■ **Data for processing**:

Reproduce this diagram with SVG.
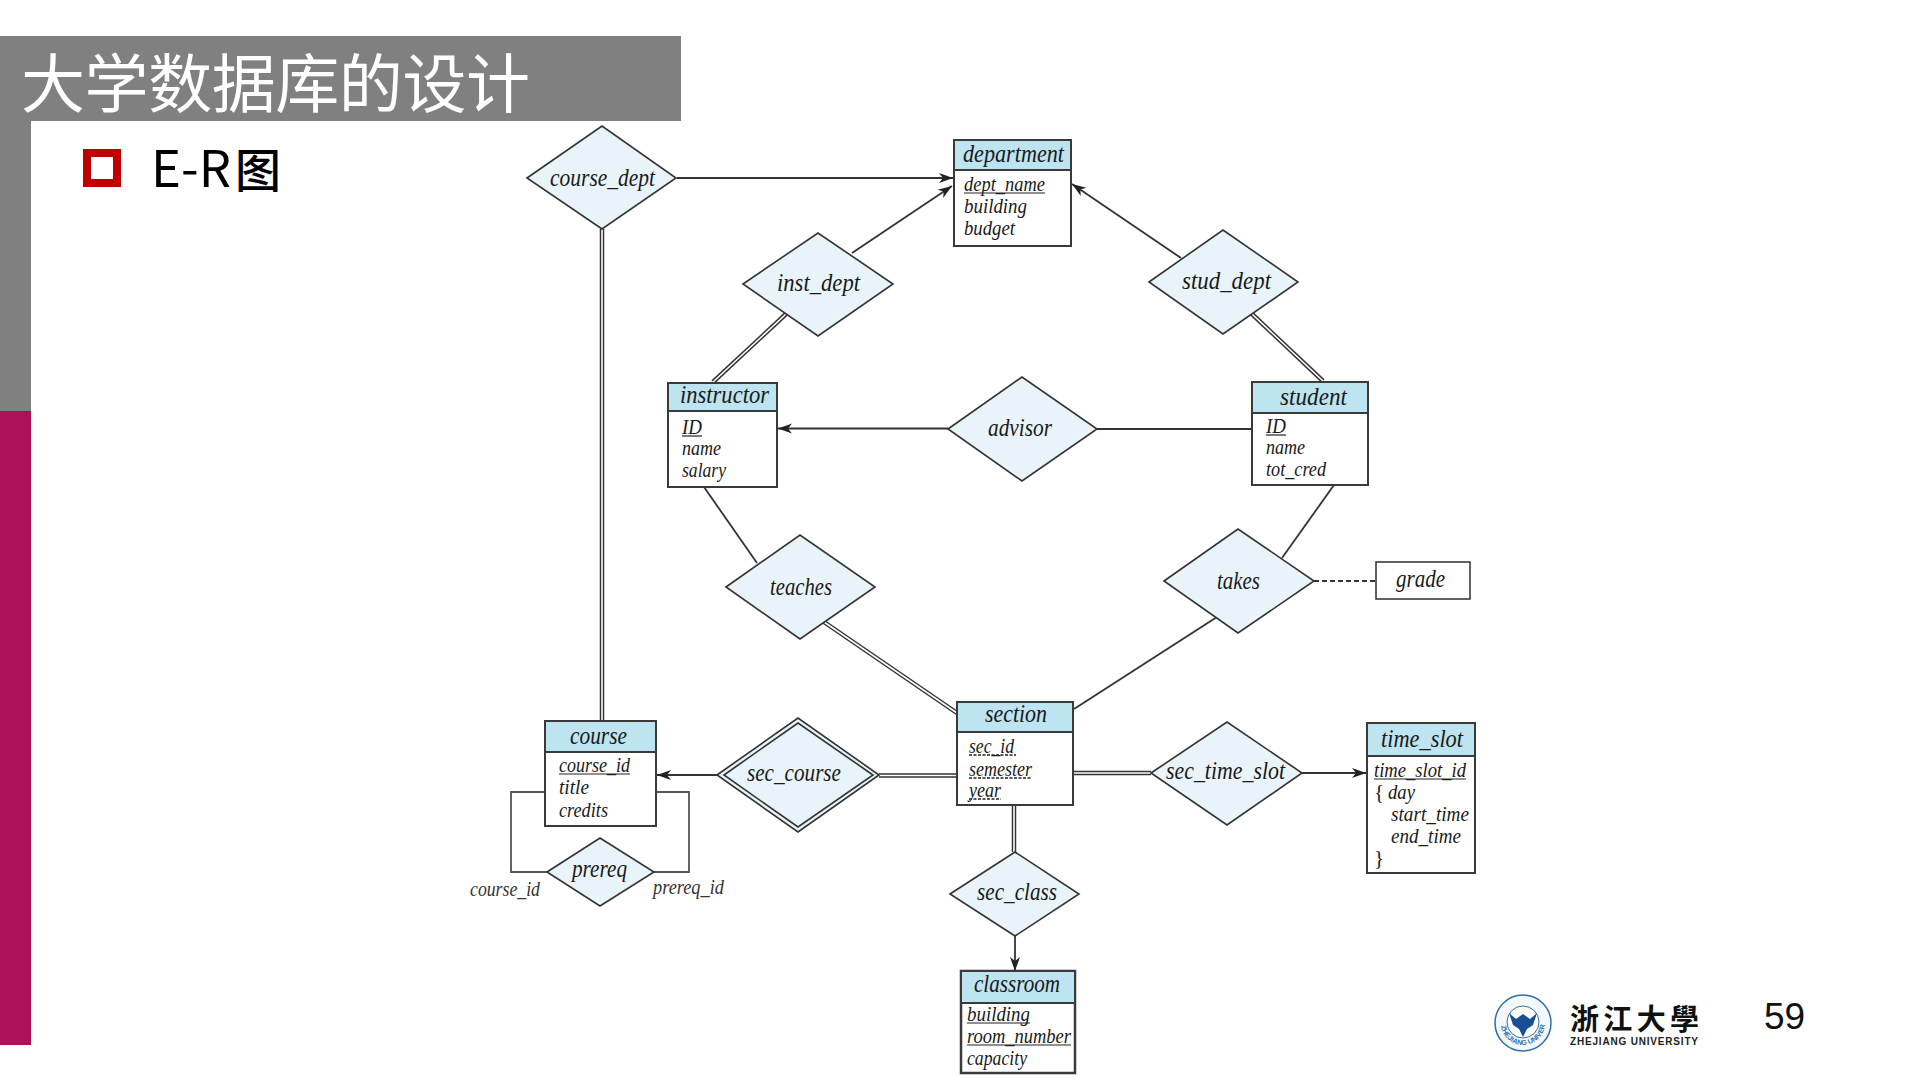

* * *

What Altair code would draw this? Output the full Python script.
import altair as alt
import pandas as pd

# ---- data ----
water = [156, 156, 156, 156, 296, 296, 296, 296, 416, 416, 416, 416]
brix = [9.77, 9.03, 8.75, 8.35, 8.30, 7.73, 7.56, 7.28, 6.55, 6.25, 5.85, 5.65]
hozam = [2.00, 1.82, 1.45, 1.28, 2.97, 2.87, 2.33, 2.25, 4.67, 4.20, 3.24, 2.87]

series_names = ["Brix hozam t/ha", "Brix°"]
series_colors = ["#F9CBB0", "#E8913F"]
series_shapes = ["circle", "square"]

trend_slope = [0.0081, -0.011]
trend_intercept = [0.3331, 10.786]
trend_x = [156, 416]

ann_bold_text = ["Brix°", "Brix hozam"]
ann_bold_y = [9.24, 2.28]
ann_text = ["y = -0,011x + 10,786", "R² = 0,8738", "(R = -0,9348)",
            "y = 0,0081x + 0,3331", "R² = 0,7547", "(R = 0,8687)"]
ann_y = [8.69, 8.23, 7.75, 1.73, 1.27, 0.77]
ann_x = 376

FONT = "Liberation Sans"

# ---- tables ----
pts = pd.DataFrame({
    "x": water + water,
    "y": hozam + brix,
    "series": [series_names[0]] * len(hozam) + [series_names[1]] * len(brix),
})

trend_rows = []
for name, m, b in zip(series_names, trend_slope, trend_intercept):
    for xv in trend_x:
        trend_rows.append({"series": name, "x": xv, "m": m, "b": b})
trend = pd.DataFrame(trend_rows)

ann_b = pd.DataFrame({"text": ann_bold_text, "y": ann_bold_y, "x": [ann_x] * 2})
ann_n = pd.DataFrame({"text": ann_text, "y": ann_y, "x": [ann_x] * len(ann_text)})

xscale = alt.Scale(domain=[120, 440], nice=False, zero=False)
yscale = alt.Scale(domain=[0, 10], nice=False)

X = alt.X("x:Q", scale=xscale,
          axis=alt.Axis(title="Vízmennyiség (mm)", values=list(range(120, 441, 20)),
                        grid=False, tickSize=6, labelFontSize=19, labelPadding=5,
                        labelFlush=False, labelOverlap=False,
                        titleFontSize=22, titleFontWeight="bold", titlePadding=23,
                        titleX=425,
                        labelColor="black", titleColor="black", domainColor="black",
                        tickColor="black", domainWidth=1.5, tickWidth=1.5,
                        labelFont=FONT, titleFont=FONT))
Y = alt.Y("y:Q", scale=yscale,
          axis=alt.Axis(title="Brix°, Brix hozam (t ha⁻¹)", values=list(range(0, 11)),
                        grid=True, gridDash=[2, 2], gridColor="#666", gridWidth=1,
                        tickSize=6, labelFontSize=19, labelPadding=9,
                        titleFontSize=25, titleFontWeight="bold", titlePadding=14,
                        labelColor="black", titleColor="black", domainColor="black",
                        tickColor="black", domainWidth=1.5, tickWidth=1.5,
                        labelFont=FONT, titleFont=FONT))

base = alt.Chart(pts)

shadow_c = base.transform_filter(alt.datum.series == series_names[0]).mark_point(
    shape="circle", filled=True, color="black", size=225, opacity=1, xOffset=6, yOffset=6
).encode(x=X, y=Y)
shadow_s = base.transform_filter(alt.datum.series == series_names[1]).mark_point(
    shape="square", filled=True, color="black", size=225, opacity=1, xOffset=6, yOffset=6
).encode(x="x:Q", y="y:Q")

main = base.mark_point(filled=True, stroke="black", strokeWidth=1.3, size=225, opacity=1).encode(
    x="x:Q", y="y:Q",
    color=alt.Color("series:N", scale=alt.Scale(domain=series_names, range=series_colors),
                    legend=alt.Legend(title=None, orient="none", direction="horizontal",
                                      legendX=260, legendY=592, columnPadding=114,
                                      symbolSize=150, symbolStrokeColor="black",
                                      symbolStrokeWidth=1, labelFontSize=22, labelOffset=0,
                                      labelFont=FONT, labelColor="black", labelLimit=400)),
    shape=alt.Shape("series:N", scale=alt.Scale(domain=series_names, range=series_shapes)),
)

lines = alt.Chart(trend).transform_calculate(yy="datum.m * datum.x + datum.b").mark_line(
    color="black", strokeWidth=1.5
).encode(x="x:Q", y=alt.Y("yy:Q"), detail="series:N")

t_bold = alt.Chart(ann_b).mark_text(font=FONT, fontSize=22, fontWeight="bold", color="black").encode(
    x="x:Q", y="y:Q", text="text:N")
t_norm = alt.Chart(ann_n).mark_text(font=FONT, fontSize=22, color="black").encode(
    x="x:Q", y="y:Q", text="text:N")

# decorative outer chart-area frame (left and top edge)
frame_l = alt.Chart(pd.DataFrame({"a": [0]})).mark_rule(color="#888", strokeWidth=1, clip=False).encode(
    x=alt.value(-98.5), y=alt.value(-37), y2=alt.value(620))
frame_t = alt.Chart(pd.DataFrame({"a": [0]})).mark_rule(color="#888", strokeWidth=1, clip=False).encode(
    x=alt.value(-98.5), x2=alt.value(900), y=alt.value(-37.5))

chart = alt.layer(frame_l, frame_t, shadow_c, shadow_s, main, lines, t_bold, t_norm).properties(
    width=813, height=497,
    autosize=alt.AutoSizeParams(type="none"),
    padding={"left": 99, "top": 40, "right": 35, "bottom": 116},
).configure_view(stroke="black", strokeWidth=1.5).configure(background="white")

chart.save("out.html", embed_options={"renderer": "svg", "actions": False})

■ **Stated problem**:
Each line in the entries above that includes the string "this" should be extracted.

■ **The solution**:
Reproduce this diagram with SVG.
What Altair code would draw this? Output the full Python script.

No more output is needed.